If your agent doesn't have that, contact me and I will be happy to set up a list watch.

Best wishes,

Steele V. Propp, CDPE
Bank Owned Specialist
Schatz Group, REO Division
steele@SchatzTeam.com
612-325-6764 direct
0 votes Thank Flag Link Fri Jul 9, 2010
Oy, Chad! So sorry to hear about this happening to you. Unfortunately, you are not alone in these scenarios. All of my colleagues have it right. If this property is now bank owned, it will be coming back on the market at some point in the future. Could be a few weeks to a few months. Have your agent monitor this closely so you can have first crack at it when it comes back on. I don't see as you have any other alternatives at this point. One agent here suggests contacting someone at BoA. Might not hurt, but it might not get you any results either.

Good luck!
0 votes Thank Flag Link Fri Jul 9, 2010
Chad, short sales are always unpredictable. This will come back on the market as a bank owned property, I would monitor the listing, and make a new offer when it comes back on the market as a bank owned property.
0 votes Thank Flag Link Fri Jul 9, 2010
Chad,

I would contact the following people at BOA:
jack.schakett@bankofamerica.com (Jack Schakett-Bank of America senior vice president for credit loss and mitigation strategies)
Renee @ renee.dewey@bankofamerica.com (MLO-Sr.Loan Svcs Specialist)

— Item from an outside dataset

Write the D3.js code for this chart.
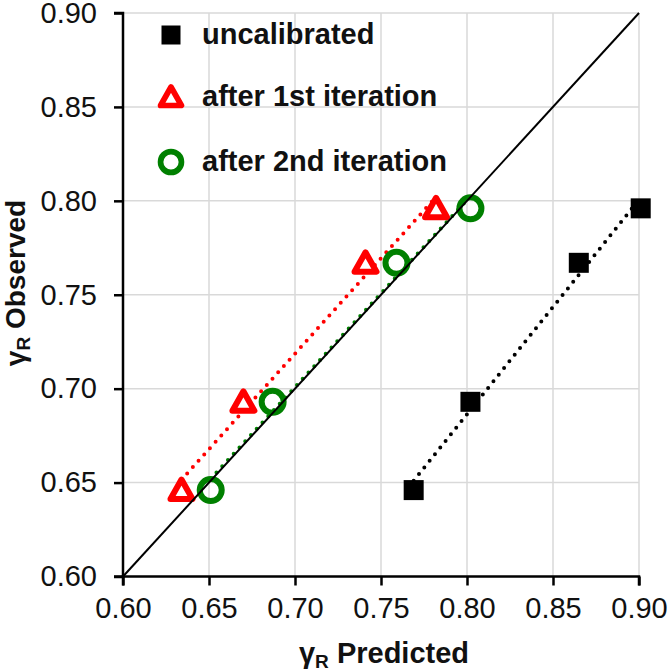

I would voice your frustration over this process.

As far as time-lines go (Short-sale to Bank-Owned), this can be as fast as a few weeks, or as long as a few months (or more). The property has probably already been assigned to a listing agent, so you should be able to get some insight/time-lines from them. If you are working with an agent, have him or her find out who the property has been assigned to.

Hope this helps!

Scott Hutchinson
Edina Realty
scotthutchinson@edinarealty.com
http://www.scotthutchinson.edinarealty.com
C: 612 396-0692
0 votes Thank Flag Link Fri Jul 9, 2010
Chad,

Really sorry to hear about this situation. Unfortunately short sales are unpredictable and terms can change at just about anytime in the process. I am sure it's a very frustrating time for you! If you really want that home you'll want to drive by it on a regular basis to see who the bank assigns to represent them. Usually a bank/reo agent will put their contact information in window or near the door. I would contact that agent asap or have your agent contact them(my recommendation) immediately to make sure they know you want the property as soon as its ready to list. Unfortunately the transition process from short sale to foreclosure can take some time. Banks typically move slowly in real estate dealings. Sorry to hear about this situation it's never an easy thing to deal with and can be very emotional I am sure. Best of luck getting the home you want!
0 votes Thank Flag Link Fri Jul 9, 2010
Would really need to know the detail of the situation, Chad. If the redemption period was over the next day, and you pass that timeframe then your purchase agreement is no longer valid. The seller doesn't own it anymore. The bank does.

If the bank gets it back they will be placing it on the market sometime in the near future. You will need to be monitoring the property closely to be in line to make another offer when it comes available.

Best wishes,

Steele V. Propp
Certified Distressed Property Expert
steelep@aol.com
0 votes Thank Flag Link Fri Jul 9, 2010
Since you are still interested in the property, why not consider consulting with an attorney who specializes in real estate and have all documentation reviewed--see exactly what options you may have and go from there--your attorney will be your best source of advice.